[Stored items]
>>>

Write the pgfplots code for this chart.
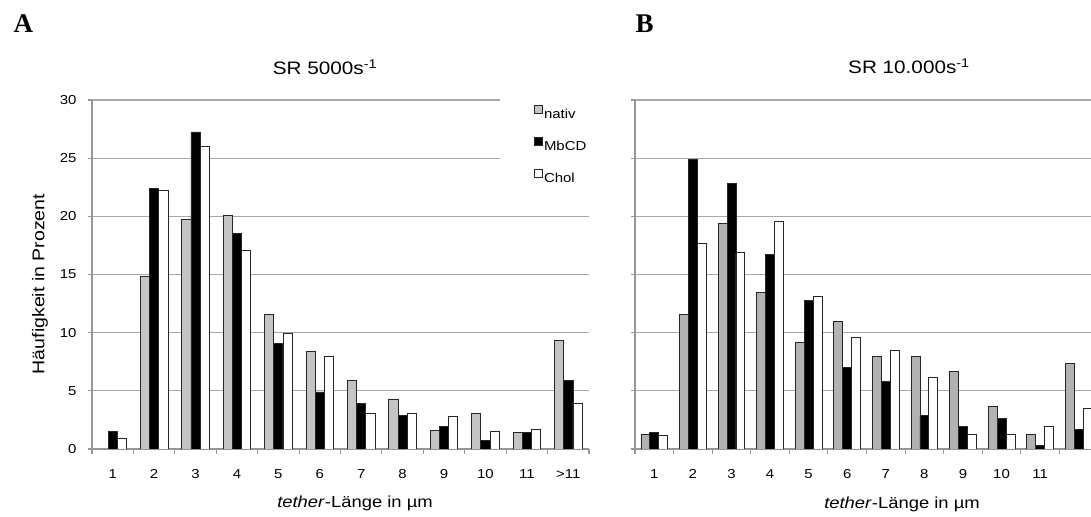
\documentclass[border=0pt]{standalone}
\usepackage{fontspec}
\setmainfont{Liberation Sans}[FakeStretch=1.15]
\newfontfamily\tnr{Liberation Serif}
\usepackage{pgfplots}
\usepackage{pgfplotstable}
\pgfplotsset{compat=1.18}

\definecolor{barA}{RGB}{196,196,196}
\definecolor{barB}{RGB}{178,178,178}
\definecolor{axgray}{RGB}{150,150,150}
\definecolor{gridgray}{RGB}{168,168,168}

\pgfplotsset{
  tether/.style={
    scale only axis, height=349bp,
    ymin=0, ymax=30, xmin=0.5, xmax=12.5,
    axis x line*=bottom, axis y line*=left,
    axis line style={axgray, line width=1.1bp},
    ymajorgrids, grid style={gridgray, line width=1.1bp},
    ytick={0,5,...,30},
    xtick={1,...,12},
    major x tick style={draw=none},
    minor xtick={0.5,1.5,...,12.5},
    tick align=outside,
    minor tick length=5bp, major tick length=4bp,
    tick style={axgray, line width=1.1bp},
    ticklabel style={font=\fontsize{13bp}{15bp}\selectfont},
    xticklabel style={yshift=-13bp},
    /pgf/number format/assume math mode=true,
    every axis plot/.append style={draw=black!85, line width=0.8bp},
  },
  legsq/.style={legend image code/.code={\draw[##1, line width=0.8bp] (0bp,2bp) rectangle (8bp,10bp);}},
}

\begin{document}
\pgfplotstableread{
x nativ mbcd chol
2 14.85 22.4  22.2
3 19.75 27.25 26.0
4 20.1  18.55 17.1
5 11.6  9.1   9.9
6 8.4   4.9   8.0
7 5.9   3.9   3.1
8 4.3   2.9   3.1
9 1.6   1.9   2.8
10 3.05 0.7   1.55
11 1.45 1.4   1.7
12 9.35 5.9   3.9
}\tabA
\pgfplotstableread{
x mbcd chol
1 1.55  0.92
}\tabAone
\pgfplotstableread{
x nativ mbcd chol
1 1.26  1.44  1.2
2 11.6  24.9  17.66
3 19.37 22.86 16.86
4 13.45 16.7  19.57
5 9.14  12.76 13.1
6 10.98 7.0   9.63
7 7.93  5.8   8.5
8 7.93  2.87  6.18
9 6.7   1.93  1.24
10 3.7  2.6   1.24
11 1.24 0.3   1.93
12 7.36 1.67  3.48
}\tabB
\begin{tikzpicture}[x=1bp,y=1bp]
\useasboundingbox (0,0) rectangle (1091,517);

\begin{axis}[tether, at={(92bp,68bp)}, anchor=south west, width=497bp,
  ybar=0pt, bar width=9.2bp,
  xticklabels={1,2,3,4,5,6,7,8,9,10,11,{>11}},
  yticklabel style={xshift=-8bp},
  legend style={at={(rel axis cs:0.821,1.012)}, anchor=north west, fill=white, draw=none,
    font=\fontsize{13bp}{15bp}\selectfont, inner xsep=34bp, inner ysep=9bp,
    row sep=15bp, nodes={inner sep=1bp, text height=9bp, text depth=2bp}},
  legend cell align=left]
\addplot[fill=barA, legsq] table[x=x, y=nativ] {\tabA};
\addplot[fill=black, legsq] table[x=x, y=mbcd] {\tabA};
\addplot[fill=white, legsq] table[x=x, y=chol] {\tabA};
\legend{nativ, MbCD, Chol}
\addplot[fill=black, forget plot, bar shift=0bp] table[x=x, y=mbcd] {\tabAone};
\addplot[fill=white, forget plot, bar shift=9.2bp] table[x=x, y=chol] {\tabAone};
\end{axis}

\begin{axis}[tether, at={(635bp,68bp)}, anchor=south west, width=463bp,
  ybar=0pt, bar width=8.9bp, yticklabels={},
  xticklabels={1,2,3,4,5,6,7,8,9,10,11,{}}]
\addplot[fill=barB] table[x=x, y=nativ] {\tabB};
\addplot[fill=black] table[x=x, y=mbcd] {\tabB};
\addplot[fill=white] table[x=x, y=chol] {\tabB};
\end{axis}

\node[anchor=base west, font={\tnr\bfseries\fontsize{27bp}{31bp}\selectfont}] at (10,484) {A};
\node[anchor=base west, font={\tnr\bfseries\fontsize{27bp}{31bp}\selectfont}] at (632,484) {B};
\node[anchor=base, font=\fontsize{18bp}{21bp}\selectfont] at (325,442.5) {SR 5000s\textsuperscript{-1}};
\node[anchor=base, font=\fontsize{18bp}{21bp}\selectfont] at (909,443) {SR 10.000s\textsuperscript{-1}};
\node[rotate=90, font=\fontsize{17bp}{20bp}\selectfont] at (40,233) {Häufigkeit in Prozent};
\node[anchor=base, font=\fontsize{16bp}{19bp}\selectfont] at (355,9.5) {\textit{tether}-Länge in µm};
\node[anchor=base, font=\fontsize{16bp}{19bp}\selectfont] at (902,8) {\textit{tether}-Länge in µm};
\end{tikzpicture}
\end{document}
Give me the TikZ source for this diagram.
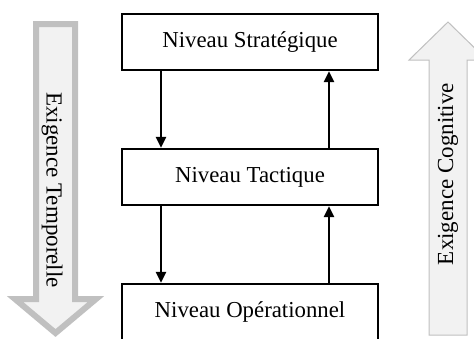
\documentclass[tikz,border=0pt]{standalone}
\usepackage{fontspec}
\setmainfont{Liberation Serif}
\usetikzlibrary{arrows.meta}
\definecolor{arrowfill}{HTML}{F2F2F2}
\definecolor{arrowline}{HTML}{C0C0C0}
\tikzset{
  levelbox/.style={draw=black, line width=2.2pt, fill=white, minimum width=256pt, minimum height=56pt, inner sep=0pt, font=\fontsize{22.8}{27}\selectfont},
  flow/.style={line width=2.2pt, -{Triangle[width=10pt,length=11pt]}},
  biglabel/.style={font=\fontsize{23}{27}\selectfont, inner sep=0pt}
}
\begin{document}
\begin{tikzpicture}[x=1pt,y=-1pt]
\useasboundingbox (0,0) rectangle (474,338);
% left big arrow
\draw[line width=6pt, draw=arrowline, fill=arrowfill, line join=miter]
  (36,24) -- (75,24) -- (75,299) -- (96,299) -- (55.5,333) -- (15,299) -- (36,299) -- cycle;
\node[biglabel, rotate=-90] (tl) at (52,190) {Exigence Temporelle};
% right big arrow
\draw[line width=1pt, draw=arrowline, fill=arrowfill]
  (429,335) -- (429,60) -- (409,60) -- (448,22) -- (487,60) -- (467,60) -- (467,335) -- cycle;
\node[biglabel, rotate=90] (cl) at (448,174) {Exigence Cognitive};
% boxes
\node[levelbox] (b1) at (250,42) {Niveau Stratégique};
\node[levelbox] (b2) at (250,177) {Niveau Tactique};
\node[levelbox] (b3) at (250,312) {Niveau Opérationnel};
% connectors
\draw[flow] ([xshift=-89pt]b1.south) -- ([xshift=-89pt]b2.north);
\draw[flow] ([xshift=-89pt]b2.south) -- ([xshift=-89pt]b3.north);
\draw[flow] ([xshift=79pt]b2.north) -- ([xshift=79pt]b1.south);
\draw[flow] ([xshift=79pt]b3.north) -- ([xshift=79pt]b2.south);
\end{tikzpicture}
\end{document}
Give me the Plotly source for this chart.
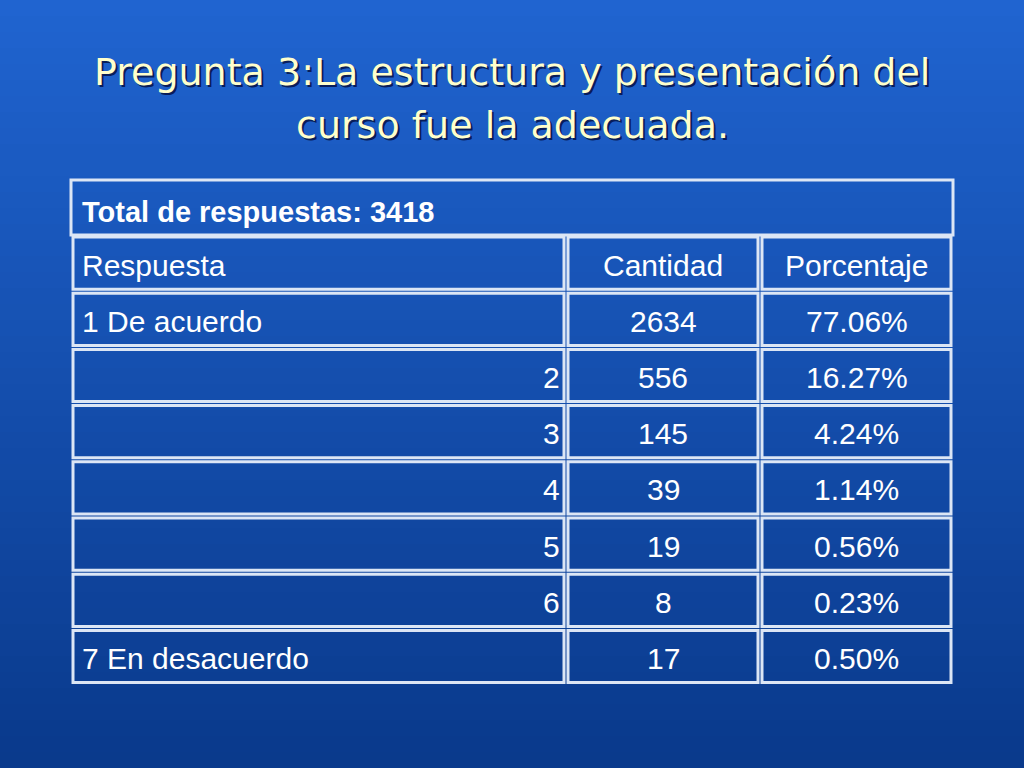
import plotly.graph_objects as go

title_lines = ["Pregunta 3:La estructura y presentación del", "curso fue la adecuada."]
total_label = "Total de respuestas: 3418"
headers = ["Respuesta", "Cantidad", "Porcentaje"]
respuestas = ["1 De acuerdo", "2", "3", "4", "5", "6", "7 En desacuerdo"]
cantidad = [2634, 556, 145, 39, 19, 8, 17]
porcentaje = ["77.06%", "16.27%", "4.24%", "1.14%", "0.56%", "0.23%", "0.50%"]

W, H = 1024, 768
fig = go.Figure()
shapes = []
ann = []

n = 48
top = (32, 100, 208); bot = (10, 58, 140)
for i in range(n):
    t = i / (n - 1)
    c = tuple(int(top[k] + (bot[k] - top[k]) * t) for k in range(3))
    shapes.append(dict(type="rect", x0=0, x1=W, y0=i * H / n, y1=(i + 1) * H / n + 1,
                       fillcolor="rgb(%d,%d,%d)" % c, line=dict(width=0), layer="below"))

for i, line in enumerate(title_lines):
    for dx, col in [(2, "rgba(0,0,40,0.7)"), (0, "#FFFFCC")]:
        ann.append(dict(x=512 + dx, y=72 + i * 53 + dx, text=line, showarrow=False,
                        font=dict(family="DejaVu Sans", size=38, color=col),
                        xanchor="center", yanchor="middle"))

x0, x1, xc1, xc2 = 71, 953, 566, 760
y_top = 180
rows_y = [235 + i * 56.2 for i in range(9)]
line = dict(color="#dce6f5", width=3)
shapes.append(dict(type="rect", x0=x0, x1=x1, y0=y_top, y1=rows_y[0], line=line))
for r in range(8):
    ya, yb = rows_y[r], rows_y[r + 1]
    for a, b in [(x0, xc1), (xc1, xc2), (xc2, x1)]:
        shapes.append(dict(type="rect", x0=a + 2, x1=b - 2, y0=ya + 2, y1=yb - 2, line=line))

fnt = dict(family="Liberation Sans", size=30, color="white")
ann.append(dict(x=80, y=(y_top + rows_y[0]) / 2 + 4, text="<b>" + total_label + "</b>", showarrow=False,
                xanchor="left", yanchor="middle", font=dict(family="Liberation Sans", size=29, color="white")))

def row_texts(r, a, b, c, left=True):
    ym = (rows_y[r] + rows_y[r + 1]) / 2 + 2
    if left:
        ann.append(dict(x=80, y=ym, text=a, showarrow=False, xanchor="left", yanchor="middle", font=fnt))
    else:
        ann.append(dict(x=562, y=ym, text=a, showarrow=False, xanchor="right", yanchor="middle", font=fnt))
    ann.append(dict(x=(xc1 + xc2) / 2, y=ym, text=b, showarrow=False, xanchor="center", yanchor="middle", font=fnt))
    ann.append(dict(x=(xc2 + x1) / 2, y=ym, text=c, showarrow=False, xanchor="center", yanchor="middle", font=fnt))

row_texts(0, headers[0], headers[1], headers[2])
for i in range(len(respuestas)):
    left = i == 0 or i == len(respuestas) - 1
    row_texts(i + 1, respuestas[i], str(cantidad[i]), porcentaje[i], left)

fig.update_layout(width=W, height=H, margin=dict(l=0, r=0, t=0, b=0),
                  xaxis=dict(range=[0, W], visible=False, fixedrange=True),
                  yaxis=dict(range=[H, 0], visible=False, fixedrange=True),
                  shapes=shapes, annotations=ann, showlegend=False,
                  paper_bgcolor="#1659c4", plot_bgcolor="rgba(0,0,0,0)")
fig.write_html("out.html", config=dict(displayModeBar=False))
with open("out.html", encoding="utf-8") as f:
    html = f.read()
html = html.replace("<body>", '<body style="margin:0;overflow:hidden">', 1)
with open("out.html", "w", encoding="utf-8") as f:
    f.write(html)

<<<

State the number of lines in the preceding entries that include the word "source". Provide nothing else.

2